## Aim of the exercise
Only the lines from the one containing "What Apache ECharts" down to the one containing "2.35e-23, 3.4e-23, 6.6e-23];", inclusive, are to be quoted exactly.

## START

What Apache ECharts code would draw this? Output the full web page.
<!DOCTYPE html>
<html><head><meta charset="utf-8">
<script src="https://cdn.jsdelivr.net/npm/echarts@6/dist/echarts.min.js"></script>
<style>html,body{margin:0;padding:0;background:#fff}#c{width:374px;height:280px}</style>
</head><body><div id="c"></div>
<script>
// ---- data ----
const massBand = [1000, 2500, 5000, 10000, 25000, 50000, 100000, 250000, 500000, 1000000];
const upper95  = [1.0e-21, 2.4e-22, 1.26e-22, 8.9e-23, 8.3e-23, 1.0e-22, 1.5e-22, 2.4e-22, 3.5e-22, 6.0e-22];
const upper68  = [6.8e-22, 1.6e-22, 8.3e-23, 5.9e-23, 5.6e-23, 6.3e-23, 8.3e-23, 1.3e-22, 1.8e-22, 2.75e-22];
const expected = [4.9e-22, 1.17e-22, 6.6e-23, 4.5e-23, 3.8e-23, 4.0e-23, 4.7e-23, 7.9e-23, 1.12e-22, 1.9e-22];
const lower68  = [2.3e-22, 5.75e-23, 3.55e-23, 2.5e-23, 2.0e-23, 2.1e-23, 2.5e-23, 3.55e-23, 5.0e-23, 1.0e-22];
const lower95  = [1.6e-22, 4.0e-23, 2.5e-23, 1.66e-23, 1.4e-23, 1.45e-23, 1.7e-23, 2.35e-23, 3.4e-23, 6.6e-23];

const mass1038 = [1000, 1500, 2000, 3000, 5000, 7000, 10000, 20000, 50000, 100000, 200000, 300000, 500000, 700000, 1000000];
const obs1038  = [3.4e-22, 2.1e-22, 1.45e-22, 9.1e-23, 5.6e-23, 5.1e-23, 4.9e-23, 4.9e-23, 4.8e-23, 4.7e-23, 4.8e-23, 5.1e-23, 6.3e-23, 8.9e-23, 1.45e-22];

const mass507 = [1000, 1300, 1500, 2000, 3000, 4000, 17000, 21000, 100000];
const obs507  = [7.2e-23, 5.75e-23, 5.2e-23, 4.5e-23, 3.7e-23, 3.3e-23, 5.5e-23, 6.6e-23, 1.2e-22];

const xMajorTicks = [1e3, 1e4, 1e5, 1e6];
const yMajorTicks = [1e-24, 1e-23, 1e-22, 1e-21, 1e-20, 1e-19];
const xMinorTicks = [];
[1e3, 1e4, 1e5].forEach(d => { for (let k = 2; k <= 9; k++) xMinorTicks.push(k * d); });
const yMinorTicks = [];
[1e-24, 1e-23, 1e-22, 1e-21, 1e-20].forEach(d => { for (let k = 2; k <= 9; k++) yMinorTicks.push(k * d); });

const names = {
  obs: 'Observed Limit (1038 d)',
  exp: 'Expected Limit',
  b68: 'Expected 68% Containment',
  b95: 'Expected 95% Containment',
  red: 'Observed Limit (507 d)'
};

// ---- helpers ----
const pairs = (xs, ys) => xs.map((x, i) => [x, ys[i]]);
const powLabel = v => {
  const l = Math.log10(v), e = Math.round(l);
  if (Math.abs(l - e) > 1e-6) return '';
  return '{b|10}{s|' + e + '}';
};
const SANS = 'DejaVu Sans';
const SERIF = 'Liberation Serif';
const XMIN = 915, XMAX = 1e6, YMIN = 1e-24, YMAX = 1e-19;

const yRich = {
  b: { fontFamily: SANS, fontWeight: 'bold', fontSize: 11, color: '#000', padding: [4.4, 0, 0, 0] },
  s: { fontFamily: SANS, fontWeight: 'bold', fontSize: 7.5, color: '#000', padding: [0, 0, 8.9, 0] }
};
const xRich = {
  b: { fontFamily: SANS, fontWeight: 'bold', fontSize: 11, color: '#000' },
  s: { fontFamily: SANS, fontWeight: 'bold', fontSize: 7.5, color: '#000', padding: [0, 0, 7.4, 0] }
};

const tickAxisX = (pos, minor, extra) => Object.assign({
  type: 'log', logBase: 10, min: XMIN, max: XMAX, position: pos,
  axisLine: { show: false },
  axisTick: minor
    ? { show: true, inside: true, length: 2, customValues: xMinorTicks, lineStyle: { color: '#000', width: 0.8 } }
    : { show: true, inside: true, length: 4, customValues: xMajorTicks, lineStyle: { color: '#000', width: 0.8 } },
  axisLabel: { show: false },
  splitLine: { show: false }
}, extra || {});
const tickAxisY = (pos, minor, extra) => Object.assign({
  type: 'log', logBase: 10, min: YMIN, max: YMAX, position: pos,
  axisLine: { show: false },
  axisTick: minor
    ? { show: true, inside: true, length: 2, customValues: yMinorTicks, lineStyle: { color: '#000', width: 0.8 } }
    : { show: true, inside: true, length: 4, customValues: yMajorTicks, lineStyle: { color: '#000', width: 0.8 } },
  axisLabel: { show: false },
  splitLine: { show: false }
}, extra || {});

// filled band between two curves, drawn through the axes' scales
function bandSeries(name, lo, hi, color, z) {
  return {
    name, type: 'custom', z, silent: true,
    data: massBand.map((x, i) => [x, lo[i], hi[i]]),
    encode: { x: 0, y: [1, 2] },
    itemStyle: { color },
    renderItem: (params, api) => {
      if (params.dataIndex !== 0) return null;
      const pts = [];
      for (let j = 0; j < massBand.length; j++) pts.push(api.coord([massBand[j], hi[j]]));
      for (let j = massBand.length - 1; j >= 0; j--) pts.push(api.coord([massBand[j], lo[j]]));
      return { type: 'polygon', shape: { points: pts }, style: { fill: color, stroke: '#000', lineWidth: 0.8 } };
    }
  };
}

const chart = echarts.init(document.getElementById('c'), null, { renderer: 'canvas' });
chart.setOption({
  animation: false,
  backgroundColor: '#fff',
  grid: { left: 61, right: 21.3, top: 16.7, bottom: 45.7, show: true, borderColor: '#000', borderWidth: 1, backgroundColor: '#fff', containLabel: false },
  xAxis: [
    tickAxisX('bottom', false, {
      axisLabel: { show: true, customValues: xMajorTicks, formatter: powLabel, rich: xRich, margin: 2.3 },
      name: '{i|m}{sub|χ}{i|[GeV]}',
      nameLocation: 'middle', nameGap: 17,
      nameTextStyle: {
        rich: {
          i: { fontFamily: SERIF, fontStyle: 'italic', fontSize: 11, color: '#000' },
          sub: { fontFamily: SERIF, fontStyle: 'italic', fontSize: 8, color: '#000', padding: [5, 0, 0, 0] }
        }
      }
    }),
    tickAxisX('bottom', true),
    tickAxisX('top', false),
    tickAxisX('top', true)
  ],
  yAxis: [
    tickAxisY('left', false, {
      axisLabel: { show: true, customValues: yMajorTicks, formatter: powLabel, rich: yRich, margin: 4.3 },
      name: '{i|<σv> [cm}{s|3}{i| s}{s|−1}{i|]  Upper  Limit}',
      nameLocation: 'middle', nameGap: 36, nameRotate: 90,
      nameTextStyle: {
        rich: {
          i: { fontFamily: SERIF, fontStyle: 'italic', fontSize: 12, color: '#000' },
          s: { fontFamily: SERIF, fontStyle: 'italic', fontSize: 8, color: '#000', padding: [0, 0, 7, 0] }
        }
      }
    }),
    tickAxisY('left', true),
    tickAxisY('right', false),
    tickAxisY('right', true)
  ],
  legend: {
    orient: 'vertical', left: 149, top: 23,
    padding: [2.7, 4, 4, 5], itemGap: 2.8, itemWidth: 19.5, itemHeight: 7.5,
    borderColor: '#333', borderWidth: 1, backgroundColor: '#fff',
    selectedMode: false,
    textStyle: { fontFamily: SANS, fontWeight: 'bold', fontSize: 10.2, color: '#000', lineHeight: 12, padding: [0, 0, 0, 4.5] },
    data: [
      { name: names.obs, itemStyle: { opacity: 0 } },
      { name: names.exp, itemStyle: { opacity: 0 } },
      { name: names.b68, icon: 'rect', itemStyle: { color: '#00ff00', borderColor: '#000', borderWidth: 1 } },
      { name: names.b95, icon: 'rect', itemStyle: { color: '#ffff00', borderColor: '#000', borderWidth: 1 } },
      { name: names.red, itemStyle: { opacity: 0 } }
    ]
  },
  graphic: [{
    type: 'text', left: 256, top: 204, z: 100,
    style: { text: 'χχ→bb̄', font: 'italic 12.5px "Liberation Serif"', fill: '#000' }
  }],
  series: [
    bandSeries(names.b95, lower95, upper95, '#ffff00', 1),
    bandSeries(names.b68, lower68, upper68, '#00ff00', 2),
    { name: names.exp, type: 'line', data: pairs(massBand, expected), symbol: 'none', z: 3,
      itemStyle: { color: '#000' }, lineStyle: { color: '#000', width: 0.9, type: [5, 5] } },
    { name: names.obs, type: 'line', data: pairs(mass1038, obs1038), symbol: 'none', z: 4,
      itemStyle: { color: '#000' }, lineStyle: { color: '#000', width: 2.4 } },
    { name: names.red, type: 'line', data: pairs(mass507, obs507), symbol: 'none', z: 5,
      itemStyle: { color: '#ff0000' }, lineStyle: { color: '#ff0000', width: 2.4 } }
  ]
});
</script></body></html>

## END
## START

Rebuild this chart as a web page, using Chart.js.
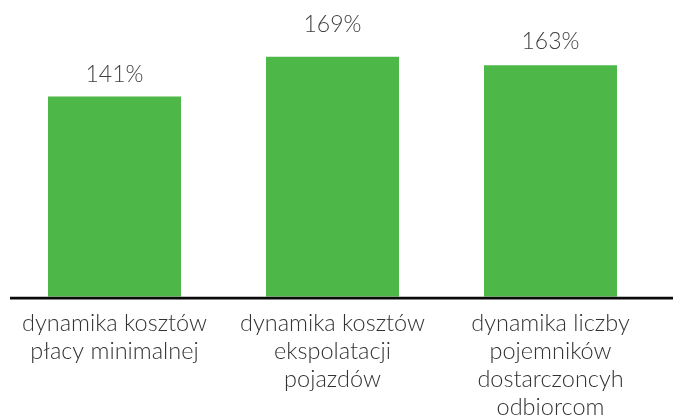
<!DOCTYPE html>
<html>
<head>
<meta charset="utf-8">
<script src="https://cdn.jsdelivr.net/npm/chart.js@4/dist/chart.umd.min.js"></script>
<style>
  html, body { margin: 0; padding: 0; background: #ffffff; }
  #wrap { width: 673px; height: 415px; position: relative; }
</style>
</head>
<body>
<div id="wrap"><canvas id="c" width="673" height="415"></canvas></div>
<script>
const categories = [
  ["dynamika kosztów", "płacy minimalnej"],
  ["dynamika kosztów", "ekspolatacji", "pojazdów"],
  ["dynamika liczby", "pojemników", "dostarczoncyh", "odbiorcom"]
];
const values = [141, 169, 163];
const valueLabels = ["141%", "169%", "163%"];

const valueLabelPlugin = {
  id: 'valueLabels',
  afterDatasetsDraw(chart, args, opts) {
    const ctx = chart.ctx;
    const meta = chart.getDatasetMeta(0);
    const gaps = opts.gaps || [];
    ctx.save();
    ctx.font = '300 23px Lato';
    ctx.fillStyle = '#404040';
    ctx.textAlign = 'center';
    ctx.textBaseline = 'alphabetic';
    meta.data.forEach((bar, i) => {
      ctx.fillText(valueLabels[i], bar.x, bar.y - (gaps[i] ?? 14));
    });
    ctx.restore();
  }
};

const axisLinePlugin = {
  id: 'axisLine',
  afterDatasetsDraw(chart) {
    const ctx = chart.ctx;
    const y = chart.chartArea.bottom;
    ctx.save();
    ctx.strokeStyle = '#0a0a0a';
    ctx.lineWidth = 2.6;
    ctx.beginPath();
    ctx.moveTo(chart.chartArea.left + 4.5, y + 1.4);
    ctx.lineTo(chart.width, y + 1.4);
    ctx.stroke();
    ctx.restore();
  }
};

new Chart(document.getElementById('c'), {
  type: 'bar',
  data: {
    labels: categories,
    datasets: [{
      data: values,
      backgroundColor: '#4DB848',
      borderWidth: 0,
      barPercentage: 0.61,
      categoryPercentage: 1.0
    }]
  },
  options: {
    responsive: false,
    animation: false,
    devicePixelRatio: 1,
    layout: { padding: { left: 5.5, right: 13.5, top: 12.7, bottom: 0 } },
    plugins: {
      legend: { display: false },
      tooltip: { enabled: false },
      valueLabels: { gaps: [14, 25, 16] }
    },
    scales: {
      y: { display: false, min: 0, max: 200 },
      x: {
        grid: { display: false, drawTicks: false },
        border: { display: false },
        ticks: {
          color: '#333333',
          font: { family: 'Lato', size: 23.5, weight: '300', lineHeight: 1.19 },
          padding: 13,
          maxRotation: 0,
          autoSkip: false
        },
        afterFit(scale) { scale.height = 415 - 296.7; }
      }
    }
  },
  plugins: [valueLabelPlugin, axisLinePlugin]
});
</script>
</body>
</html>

## END

## Answer
What Apache ECharts code would draw this? Output the full web page.
<!DOCTYPE html>
<html><head><meta charset="utf-8">
<script src="https://cdn.jsdelivr.net/npm/echarts@6/dist/echarts.min.js"></script>
<style>html,body{margin:0;padding:0;background:#fff}#c{width:374px;height:280px}</style>
</head><body><div id="c"></div>
<script>
// ---- data ----
const massBand = [1000, 2500, 5000, 10000, 25000, 50000, 100000, 250000, 500000, 1000000];
const upper95  = [1.0e-21, 2.4e-22, 1.26e-22, 8.9e-23, 8.3e-23, 1.0e-22, 1.5e-22, 2.4e-22, 3.5e-22, 6.0e-22];
const upper68  = [6.8e-22, 1.6e-22, 8.3e-23, 5.9e-23, 5.6e-23, 6.3e-23, 8.3e-23, 1.3e-22, 1.8e-22, 2.75e-22];
const expected = [4.9e-22, 1.17e-22, 6.6e-23, 4.5e-23, 3.8e-23, 4.0e-23, 4.7e-23, 7.9e-23, 1.12e-22, 1.9e-22];
const lower68  = [2.3e-22, 5.75e-23, 3.55e-23, 2.5e-23, 2.0e-23, 2.1e-23, 2.5e-23, 3.55e-23, 5.0e-23, 1.0e-22];
const lower95  = [1.6e-22, 4.0e-23, 2.5e-23, 1.66e-23, 1.4e-23, 1.45e-23, 1.7e-23, 2.35e-23, 3.4e-23, 6.6e-23];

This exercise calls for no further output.